_DIRECTION_. Leave out the pictures and set down exactly the lines from the start of the listing through the one with "from matplotlib.ticker import MultipleLocator", both included.

_PROVIDED DATA_.
=====

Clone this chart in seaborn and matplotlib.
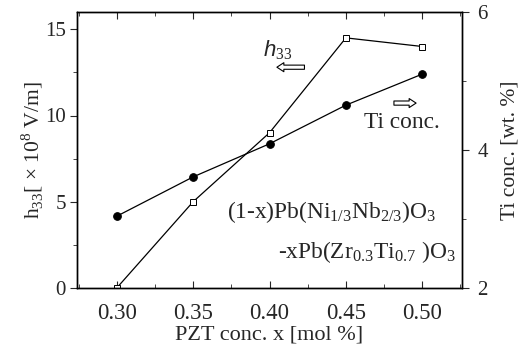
import matplotlib
matplotlib.use("Agg")
import matplotlib.pyplot as plt
import seaborn as sns
import pandas as pd
from matplotlib.ticker import MultipleLocator

# data
pzt_x = [0.30, 0.35, 0.40, 0.45, 0.50]
h33_vals = [0.0, 5.0, 9.0, 14.5, 14.0]
ti_vals = [3.04, 3.61, 4.09, 4.65, 5.10]
x_ticks = [0.30, 0.35, 0.40, 0.45, 0.50]
x_tick_labels = ["0.30", "0.35", "0.40", "0.45", "0.50"]

sns.set_style("ticks")
plt.rcParams['font.family'] = ['Liberation Serif', 'DejaVu Serif']
plt.rcParams['mathtext.fontset'] = 'custom'
plt.rcParams['mathtext.rm'] = 'Liberation Serif'
plt.rcParams['mathtext.it'] = 'Liberation Sans:italic'
plt.rcParams['mathtext.bf'] = 'Liberation Serif:bold'

df = pd.DataFrame({"x": pzt_x, "h33": h33_vals, "ti": ti_vals})

fig = plt.figure(figsize=(5.23, 3.57), dpi=100)
ax = fig.add_axes([77/523, 1-288/357, 385/523, 276/357])
ax2 = ax.twinx()

sns.lineplot(data=df, x="x", y="h33", ax=ax, color="black", lw=0.9,
             marker="s", markersize=4.5, markerfacecolor="white",
             markeredgecolor="black", markeredgewidth=0.7)
sns.lineplot(data=df, x="x", y="ti", ax=ax2, color="black", lw=0.9,
             marker="o", markersize=5.5, markerfacecolor="black",
             markeredgecolor="black")

fs_xt = 16.5
fs_yt = 15
fs_lab = 15.5
fs_ann = 16.8
ax.set_xlim(0.274, 0.526)
ax.set_ylim(0, 16)
ax2.set_ylim(2, 6)
ax.set_xticks(x_ticks)
ax.set_xticklabels(x_tick_labels)
ax.xaxis.set_minor_locator(MultipleLocator(0.025))
ax.set_yticks([0, 5, 10, 15])
ax.yaxis.set_minor_locator(MultipleLocator(2.5))
ax2.set_yticks([2, 4, 6])
ax2.yaxis.set_minor_locator(MultipleLocator(1))

ax.tick_params(axis='x', which='both', direction='in', top=True, labelsize=fs_xt, pad=11)
ax.tick_params(axis='x', which='major', length=5)
ax.tick_params(axis='x', which='minor', length=3)
ax.tick_params(axis='y', which='both', direction='out', labelsize=fs_yt, pad=3)
ax.tick_params(axis='y', which='major', length=5)
ax.tick_params(axis='y', which='minor', length=3)
ax2.tick_params(axis='y', which='both', direction='out', labelsize=fs_yt, pad=6)
ax2.tick_params(axis='y', which='major', length=5)
ax2.tick_params(axis='y', which='minor', length=3)

for a in (ax, ax2):
    for s in a.spines.values():
        s.set_visible(True)
        s.set_linewidth(1.0)
        s.set_color("black")

ax.set_xlabel("PZT conc. x [mol %]", fontsize=16, labelpad=1)
ax.set_ylabel("h$_{33}$[ × 10$^8$ V/m]", fontsize=fs_lab, labelpad=0)
ax2.set_ylabel("Ti conc. [wt. %]", fontsize=fs_lab, labelpad=9)

# annotations
arrow_style = "simple,head_length=0.5,head_width=0.65,tail_width=0.3"
ax.text(0.522, 0.862, "$h_{33}$", transform=ax.transAxes, fontsize=16,
        ha="center", va="center")
ax.annotate("", xy=(0.512, 0.80), xytext=(0.598, 0.80), xycoords=ax.transAxes,
            textcoords=ax.transAxes,
            arrowprops=dict(arrowstyle=arrow_style, fc="white", ec="black", lw=0.8))
ax.annotate("", xy=(0.888, 0.670), xytext=(0.816, 0.670), xycoords=ax.transAxes,
            textcoords=ax.transAxes,
            arrowprops=dict(arrowstyle=arrow_style, fc="white", ec="black", lw=0.8))
ax.text(0.844, 0.600, "Ti conc.", transform=ax.transAxes, fontsize=fs_ann,
        ha="center", va="center")
ax.text(0.390, 0.275, "(1-x)Pb(Ni$_{1/3}$Nb$_{2/3}$)O$_3$", transform=ax.transAxes,
        fontsize=fs_ann, ha="left", va="center")
ax.text(0.985, 0.13, "-xPb(Zr$_{0.3}$Ti$_{0.7}$ )O$_3$", transform=ax.transAxes,
        fontsize=fs_ann, ha="right", va="center")

fig.savefig("out.png", dpi=100)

=====

_RESULT FOR THIS EXERCISE_.
Clone this chart in seaborn and matplotlib.
import matplotlib
matplotlib.use("Agg")
import matplotlib.pyplot as plt
import seaborn as sns
import pandas as pd
from matplotlib.ticker import MultipleLocator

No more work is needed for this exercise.